▶ [DIRECTION]:
Exactly the lines from the first line of the records to the line holding "import plotly.graph_objects as go" should be duplicated, and nothing more; pictures stay out.
----- RECORDS FOR THE TASK
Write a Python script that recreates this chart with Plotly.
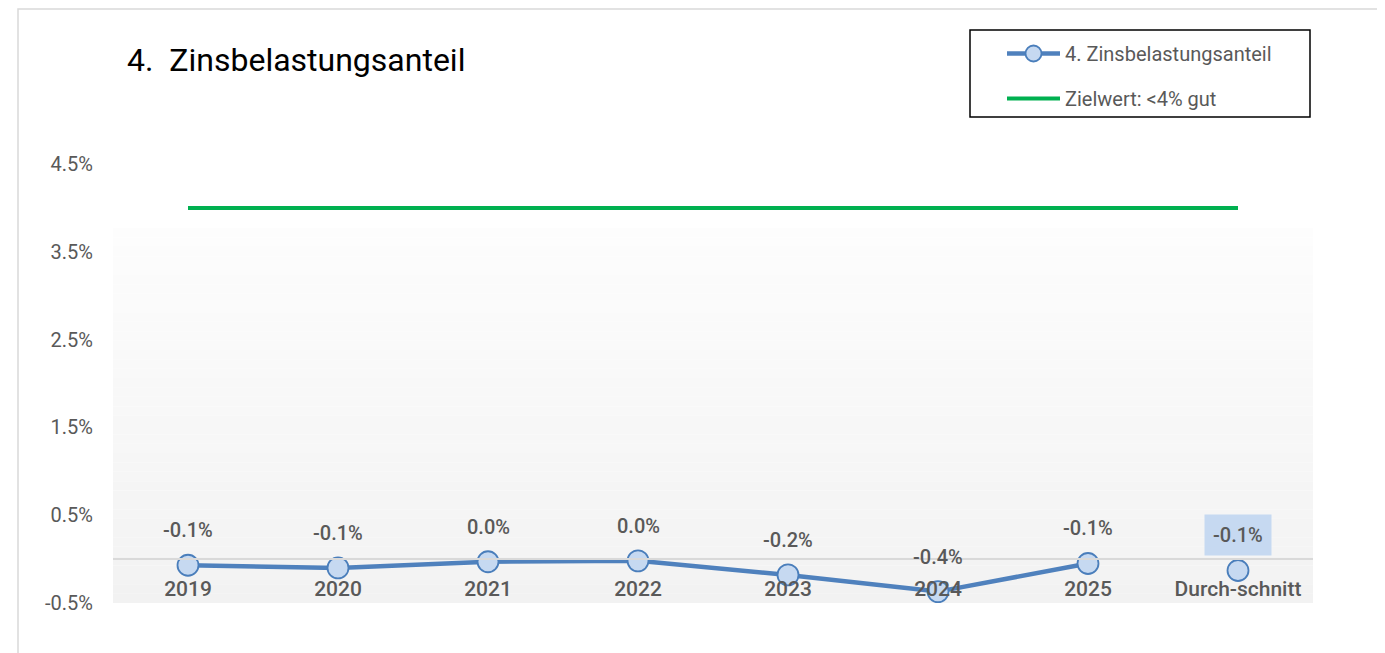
import plotly.graph_objects as go

# ---- data ----
categories = ["2019", "2020", "2021", "2022", "2023", "2024", "2025", "Durch-schnitt"]
years = categories[:7]
zins_values = [-0.07, -0.10, -0.03, -0.02, -0.18, -0.37, -0.05]   # percent
avg_label = "Durch-schnitt"
avg_value = -0.13                                              # percent
target_values = [4.0] * 8                                       # percent
y_ticks = [-0.5, 0.5, 1.5, 2.5, 3.5, 4.5]

series_name = "4. Zinsbelastungsanteil"
target_name = "Zielwert: <4% gut"
title_text = "4.\u00a0 Zinsbelastungsanteil"

FONT = "Roboto, DejaVu Sans, sans-serif"
GRAY = "#595959"
Y_MIN, Y_MAX = -0.5, 4.5

# page offset (body margin) and plot-area placement in screen pixels
OFF = 8
PL, PR, PT, PB = 113, 1313, 164, 603
W, H = 1385 - OFF, 653 - OFF


def px(X):
    return (X - PL) / (PR - PL)


def py(Y):
    return (PB - Y) / (PB - PT)


def fmt(v):
    s = f"{abs(v) + 1e-9:.1f}%"
    if round(abs(v), 1) == 0:
        return s
    return ("-" if v < 0 else "") + s


fig = go.Figure()

# target line
fig.add_trace(go.Scatter(
    x=categories, y=target_values, mode="lines", name=target_name,
    line=dict(color="#00b050", width=4), legendgroup="b", legendrank=2,
    hoverinfo="skip"))

# main series
fig.add_trace(go.Scatter(
    x=years, y=zins_values, mode="lines+markers", name=series_name,
    line=dict(color="#4f81bd", width=4.5),
    marker=dict(size=21, color="#c6d9f1", line=dict(color="#4a7ebb", width=1.8)),
    legendgroup="a", legendrank=1))

# average marker (not connected)
fig.add_trace(go.Scatter(
    x=[avg_label], y=[avg_value], mode="markers", showlegend=False,
    marker=dict(size=21, color="#c6d9f1", line=dict(color="#4a7ebb", width=1.8))))

# data labels
label_font = dict(family=FONT, size=20, color=GRAY, weight=500)
for i, v in enumerate(zins_values):
    fig.add_annotation(x=i, y=v, text=fmt(v), showarrow=False, yshift=35,
                       font=label_font)
fig.add_annotation(x=categories.index(avg_label), y=avg_value, text=fmt(avg_value),
                   showarrow=False, yshift=36, bgcolor="#c6d9f1", borderpad=8,
                   font=label_font)

# gradient plot background
shapes = []
top = 3.77
n = 40
for i in range(n):
    y0 = top - (top - Y_MIN) * i / n
    y1 = top - (top - Y_MIN) * (i + 1) / n
    t = (i + 0.5) / n
    g = round(253 - (253 - 242) * t)
    shapes.append(dict(type="rect", xref="x domain", yref="y", x0=0, x1=1,
                       y0=y1, y1=y0, fillcolor=f"rgb({g},{g},{g})",
                       line=dict(width=0), layer="below"))
# outer chart border
shapes.append(dict(type="rect", xref="paper", yref="paper",
                   x0=px(18), x1=px(1382), y0=py(700), y1=py(9),
                   line=dict(color="#d9d9d9", width=1.5), fillcolor="rgba(0,0,0,0)",
                   layer="below"))
# legend box
shapes.append(dict(type="rect", xref="paper", yref="paper",
                   x0=px(970), x1=px(1310), y0=py(117), y1=py(30),
                   line=dict(color="black", width=1.5), fillcolor="white",
                   layer="below"))

fig.update_layout(
    width=W, height=H,
    margin=dict(l=PL - OFF, r=W - (PR - OFF), t=PT - OFF, b=H - (PB - OFF)),
    paper_bgcolor="white", plot_bgcolor="white",
    shapes=shapes,
    title=dict(text=title_text, x=(127 - OFF) / W, xref="container", xanchor="left",
               y=1 - (60 - OFF) / H, yref="container", yanchor="middle",
               font=dict(family=FONT, size=32, color="black")),
    legend=dict(x=px(1002), y=py(34), xanchor="left", yanchor="top",
                bgcolor="rgba(0,0,0,0)", borderwidth=0, itemwidth=53,
                tracegroupgap=16, traceorder="grouped",
                font=dict(family=FONT, size=20, color=GRAY)),
    showlegend=True,
    yaxis=dict(range=[Y_MIN, Y_MAX], tickvals=y_ticks, ticktext=[fmt(v) for v in y_ticks],
               showgrid=False, zeroline=False, showline=False, ticks="",
               ticklabelstandoff=19,
               tickfont=dict(family=FONT, size=20, color=GRAY)),
    xaxis=dict(type="category", categoryorder="array", categoryarray=categories,
               range=[-0.5, len(categories) - 0.5],
               anchor="free", position=(0 - Y_MIN) / (Y_MAX - Y_MIN),
               showline=True, linecolor="#d9d9d9", linewidth=1.5,
               showgrid=False, zeroline=False, ticks="", ticklabelstandoff=11,
               tickfont=dict(family=FONT, size=21, color=GRAY, weight=500)),
)

fig.write_html("out.html")
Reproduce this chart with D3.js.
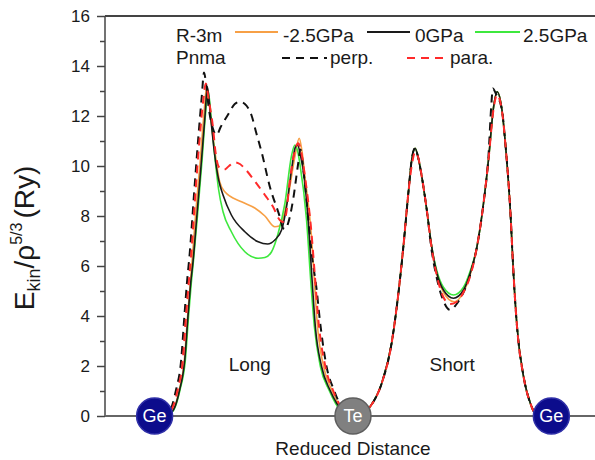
<!DOCTYPE html>
<html lang="en">
<head>
<meta charset="utf-8">
<title>Ekin/rho^5/3 along Ge-Te-Ge</title>
<script src="https://d3js.org/d3.v7.min.js"></script>
<style>
body { margin: 0; background: #fff; }
text { font-family: "Liberation Sans", Arial, sans-serif; fill: #1a1a1a; }
</style>
</head>
<body>
<script>
// reduced distance: Ge = 0, Te = 1, Ge = 2 ; values in Ry
var gpaM25 = [[0.025,0],[0.086,0.16],[0.124,1.04],[0.15,2.24],[0.166,3.97],[0.18,5.32],[0.19,6.3],[0.207,8.1],[0.229,10.1],[0.249,12.1],[0.263,13.2],
  [0.283,11.92],[0.303,10.64],[0.328,9.37],[0.354,8.97],[0.438,8.57],[0.505,8.32],[0.556,8.0],[0.606,7.57],[0.628,7.6],[0.645,7.85],[0.673,8.77],[0.707,10.37],[0.729,11.11],[0.742,10.64],[0.758,9.57],[0.791,7.17],[0.806,5.3],[0.821,3.6],[0.852,1.97],[0.893,1.04],[0.925,0.51],[0.964,0.08],[1,0],
  [1.045,0.06],[1.086,0.37],[1.145,1.31],[1.195,2.92],[1.229,4.91],[1.254,6.77],[1.279,8.91],[1.296,10.24],[1.313,10.71],[1.328,10.36],[1.347,9.57],[1.372,8.24],[1.397,6.77],[1.423,5.65],[1.456,4.95],[1.51,4.57],[1.557,4.95],[1.591,5.65],[1.625,6.77],[1.658,8.51],[1.683,10.24],[1.709,12.37],[1.726,12.97],[1.751,12.24],[1.768,10.91],[1.793,8.24],[1.81,5.57],[1.827,3.57],[1.86,1.57],[1.894,0.51],[1.919,0.11],[1.97,0]];

var gpa0 = [[0.025,0],[0.086,0.16],[0.126,1.04],[0.152,2.24],[0.168,3.97],[0.182,5.32],[0.194,6.2],[0.213,8],[0.234,10],[0.254,12],[0.266,13.17],
  [0.283,11.92],[0.303,10.44],[0.323,9.44],[0.345,8.84],[0.387,8.04],[0.455,7.37],[0.522,6.97],[0.57,6.88],[0.606,7.04],[0.64,7.44],[0.665,8.37],[0.69,9.84],[0.71,10.76],[0.721,10.84],[0.735,10.44],[0.749,9.84],[0.774,7.84],[0.795,5.3],[0.81,3.6],[0.842,1.97],[0.884,1.04],[0.918,0.51],[0.96,0.08],[1,0],
  [1.045,0.06],[1.086,0.37],[1.145,1.31],[1.195,2.92],[1.229,4.91],[1.254,6.77],[1.279,8.91],[1.296,10.24],[1.313,10.71],[1.328,10.36],[1.347,9.57],[1.372,8.24],[1.397,6.77],[1.423,5.71],[1.456,5.04],[1.507,4.71],[1.557,5.04],[1.591,5.71],[1.625,6.77],[1.658,8.51],[1.683,10.24],[1.709,12.37],[1.726,12.97],[1.751,12.24],[1.768,10.91],[1.793,8.24],[1.81,5.57],[1.827,3.57],[1.86,1.57],[1.894,0.51],[1.919,0.11],[1.97,0]];

var gpa25 = [[0.025,0],[0.088,0.16],[0.128,1.04],[0.155,2.24],[0.171,3.97],[0.185,5.32],[0.197,6.3],[0.217,8.1],[0.238,10.1],[0.257,12.1],[0.27,13.0],
  [0.288,11.64],[0.308,10.04],[0.323,9.04],[0.345,8.17],[0.387,7.37],[0.455,6.57],[0.522,6.31],[0.556,6.34],[0.589,6.56],[0.623,7.31],[0.657,8.51],[0.69,10.4],[0.707,10.84],[0.722,10.56],[0.732,10.11],[0.766,7.84],[0.788,5.3],[0.805,3.6],[0.836,1.97],[0.879,1.04],[0.912,0.51],[0.955,0.08],[1,0],
  [1.045,0.06],[1.086,0.37],[1.145,1.31],[1.195,2.92],[1.229,4.91],[1.254,6.77],[1.279,8.91],[1.296,10.24],[1.313,10.71],[1.328,10.36],[1.347,9.57],[1.372,8.24],[1.397,6.77],[1.423,5.8],[1.456,5.15],[1.507,4.84],[1.557,5.15],[1.591,5.8],[1.625,6.77],[1.658,8.51],[1.683,10.24],[1.709,12.37],[1.726,12.97],[1.751,12.24],[1.768,10.91],[1.793,8.24],[1.81,5.57],[1.827,3.57],[1.86,1.57],[1.894,0.51],[1.919,0.11],[1.97,0]];

var pnmaPerp = [[0.025,0],[0.075,0.2],[0.108,1.04],[0.134,2.24],[0.15,3.97],[0.163,5.32],[0.177,6.5],[0.2,9],[0.222,11.3],[0.238,12.8],[0.249,13.74],
  [0.26,13.24],[0.273,12.32],[0.293,11.52],[0.313,11.24],[0.333,11.56],[0.369,12.04],[0.404,12.48],[0.429,12.57],[0.455,12.48],[0.488,12.04],[0.513,11.31],[0.539,10.57],[0.581,9.17],[0.631,7.97],[0.648,7.51],[0.659,7.48],[0.673,7.71],[0.698,8.64],[0.724,10.11],[0.735,10.66],[0.753,9.64],[0.773,8.04],[0.793,6.44],[0.817,5.04],[0.833,3.84],[0.867,1.97],[0.904,1.04],[0.934,0.48],[0.97,0.08],[1,0],
  [1.045,0.06],[1.086,0.37],[1.145,1.31],[1.195,2.92],[1.229,4.91],[1.254,6.77],[1.279,8.91],[1.296,10.24],[1.313,10.72],[1.328,10.36],[1.347,9.57],[1.372,8.24],[1.397,6.6],[1.423,5.5],[1.456,4.6],[1.49,4.24],[1.52,4.45],[1.557,4.95],[1.591,5.65],[1.625,6.77],[1.658,8.51],[1.683,10.4],[1.697,12.4],[1.705,13.1],[1.72,12.9],[1.751,12.24],[1.768,10.91],[1.793,8.24],[1.81,5.57],[1.827,3.57],[1.86,1.57],[1.894,0.51],[1.919,0.11],[1.97,0]];

var pnmaPara = [[0.025,0],[0.08,0.2],[0.116,1.04],[0.142,2.24],[0.158,3.97],[0.172,5.32],[0.185,6.5],[0.203,8.6],[0.225,10.9],[0.245,12.6],[0.258,13.3],
  [0.273,12.64],[0.293,11.64],[0.308,10.5],[0.325,9.95],[0.35,9.85],[0.375,10.0],[0.404,10.15],[0.43,10.08],[0.46,9.85],[0.5,9.45],[0.556,8.84],[0.597,8.37],[0.631,7.84],[0.646,7.76],[0.662,8.04],[0.682,9.44],[0.702,10.44],[0.724,10.91],[0.737,10.64],[0.758,9.57],[0.791,7.3],[0.808,5.6],[0.826,3.8],[0.861,1.97],[0.899,1.04],[0.929,0.51],[0.967,0.08],[1,0],
  [1.045,0.06],[1.086,0.37],[1.145,1.31],[1.195,2.92],[1.229,4.91],[1.254,6.77],[1.279,8.91],[1.296,10.0],[1.313,10.55],[1.33,10.3],[1.347,9.57],[1.372,8.24],[1.397,6.7],[1.423,5.6],[1.456,4.75],[1.49,4.48],[1.52,4.55],[1.557,4.95],[1.591,5.6],[1.625,6.77],[1.658,8.51],[1.683,10.24],[1.709,12.3],[1.726,12.85],[1.751,12.2],[1.768,10.91],[1.793,8.24],[1.81,5.57],[1.827,3.57],[1.86,1.57],[1.894,0.51],[1.919,0.11],[1.97,0]];

var yMajor = [0, 2, 4, 6, 8, 10, 12, 14, 16];
var yMinor = [1, 3, 5, 7, 9, 11, 13, 15];
var atomNames = ["Ge", "Te", "Ge"];
var atomPos = [0, 1, 2];
var bondNames = ["Long", "Short"];
var bondPos = [0.48, 1.5];

// drawing order and styles
var series = [
  { data: gpaM25, color: "#f7a046", dash: null },
  { data: gpa25, color: "#3ee83e", dash: null },
  { data: gpa0, color: "#1a1a1a", dash: null },
  { data: pnmaPerp, color: "#111111", dash: "8,6" },
  { data: pnmaPara, color: "#ff2a2a", dash: "8,6" }
];

var w = 595, h = 460;
var x = d3.scaleLinear().domain([-0.25, 2.22]).range([105, 595]);
var y = d3.scaleLinear().domain([0, 16]).range([416, 16]);

var svg = d3.select("body").append("svg")
  .attr("width", w)
  .attr("height", h);

// y axis, major and minor ticks
var gy = svg.append("g").attr("transform", "translate(105,0)")
  .call(d3.axisLeft(y).tickValues(yMajor).tickSize(8).tickPadding(7).tickFormat(d3.format("d")));
gy.select(".domain").remove();
gy.selectAll("line").attr("stroke", "#444").attr("stroke-width", 1.5);
gy.selectAll("text").attr("font-size", 17).style("font-family", '"Liberation Sans", Arial, sans-serif').attr("fill", "#1a1a1a");

var gyMinor = svg.append("g").attr("transform", "translate(105,0)")
  .call(d3.axisLeft(y).tickValues(yMinor).tickSize(5).tickFormat(""));
gyMinor.select(".domain").remove();
gyMinor.selectAll("line").attr("stroke", "#444").attr("stroke-width", 1.5);

// frame
svg.append("line").attr("x1", 105).attr("x2", 105).attr("y1", y(16)).attr("y2", y(0))
  .attr("stroke", "#444").attr("stroke-width", 1.5);
svg.append("line").attr("x1", 105).attr("x2", w).attr("y1", y(16)).attr("y2", y(16))
  .attr("stroke", "#444").attr("stroke-width", 1.8);
svg.append("line").attr("x1", 105).attr("x2", w).attr("y1", y(0)).attr("y2", y(0))
  .attr("stroke", "#666").attr("stroke-width", 1.8);

// curves
var line = d3.line()
  .x(function(d) { return x(d[0]); })
  .y(function(d) { return y(d[1]); })
  .curve(d3.curveMonotoneX);

svg.selectAll(".curve")
  .data(series)
  .enter()
  .append("path")
  .attr("class", "curve")
  .attr("d", function(d) { return line(d.data); })
  .attr("fill", "none")
  .attr("stroke", function(d) { return d.color; })
  .attr("stroke-width", function(d) { return d.dash ? 2 : 1.6; })
  .attr("stroke-dasharray", function(d) { return d.dash; });

// atoms on the baseline
var atoms = svg.selectAll(".atom")
  .data(atomNames)
  .enter()
  .append("g")
  .attr("class", "atom")
  .attr("transform", function(d, i) { return "translate(" + x(atomPos[i]) + "," + y(0) + ")"; });
atoms.append("circle")
  .attr("r", 18)
  .attr("fill", function(d) { return d == "Ge" ? "#0c0c8c" : "#808080"; })
  .attr("stroke", function(d) { return d == "Ge" ? "#3030a8" : "#5e5e5e"; })
  .attr("stroke-width", 1.5);
atoms.append("text")
  .attr("text-anchor", "middle")
  .attr("dy", "0.36em")
  .attr("font-size", 18)
  .style("fill", "#fff")
  .text(function(d) { return d; });

// bond labels
svg.selectAll(".bond")
  .data(bondNames)
  .enter()
  .append("text")
  .attr("class", "bond")
  .attr("x", function(d, i) { return x(bondPos[i]); })
  .attr("y", 371)
  .attr("text-anchor", "middle")
  .attr("font-size", 19)
  .text(function(d) { return d; });

// axis titles
svg.append("text")
  .attr("x", 353)
  .attr("y", 455)
  .attr("text-anchor", "middle")
  .attr("font-size", 19)
  .text("Reduced Distance");

var yl = svg.append("text")
  .attr("transform", "translate(34,238) rotate(-90)")
  .attr("text-anchor", "middle")
  .attr("font-size", 28);
yl.append("tspan").text("E");
yl.append("tspan").text("kin").attr("font-size", 18).attr("dy", 6);
yl.append("tspan").text("/ρ").attr("dy", -6);
yl.append("tspan").text("5/3").attr("font-size", 16).attr("dy", -12);
yl.append("tspan").text("(Ry)").attr("dy", 12).attr("dx", 4);

// legend
var legendText = [
  { t: "R-3m", x: 176, y: 42 },
  { t: "-2.5GPa", x: 283, y: 42 },
  { t: "0GPa", x: 415, y: 42 },
  { t: "2.5GPa", x: 523, y: 42 },
  { t: "Pnma", x: 176, y: 64 },
  { t: "perp.", x: 330, y: 64 },
  { t: "para.", x: 450, y: 64 }
];
var legendLines = [
  { x1: 235, x2: 278, y: 32, s: series[0] },
  { x1: 367, x2: 410, y: 32, s: series[2] },
  { x1: 475, x2: 520, y: 32, s: series[1] },
  { x1: 282, x2: 327, y: 58, s: series[3] },
  { x1: 407, x2: 447, y: 58, s: series[4] }
];
svg.selectAll(".legtext")
  .data(legendText)
  .enter()
  .append("text")
  .attr("class", "legtext")
  .attr("x", function(d) { return d.x; })
  .attr("y", function(d) { return d.y; })
  .attr("font-size", 19)
  .text(function(d) { return d.t; });
svg.selectAll(".legline")
  .data(legendLines)
  .enter()
  .append("line")
  .attr("class", "legline")
  .attr("x1", function(d) { return d.x1; })
  .attr("x2", function(d) { return d.x2; })
  .attr("y1", function(d) { return d.y; })
  .attr("y2", function(d) { return d.y; })
  .attr("stroke", function(d) { return d.s.color; })
  .attr("stroke-width", 2.2)
  .attr("stroke-dasharray", function(d) { return d.s.dash; });
</script>
</body>
</html>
----------
▶ [RESULT]:
Write a Python script that recreates this chart with Plotly.
import plotly.graph_objects as go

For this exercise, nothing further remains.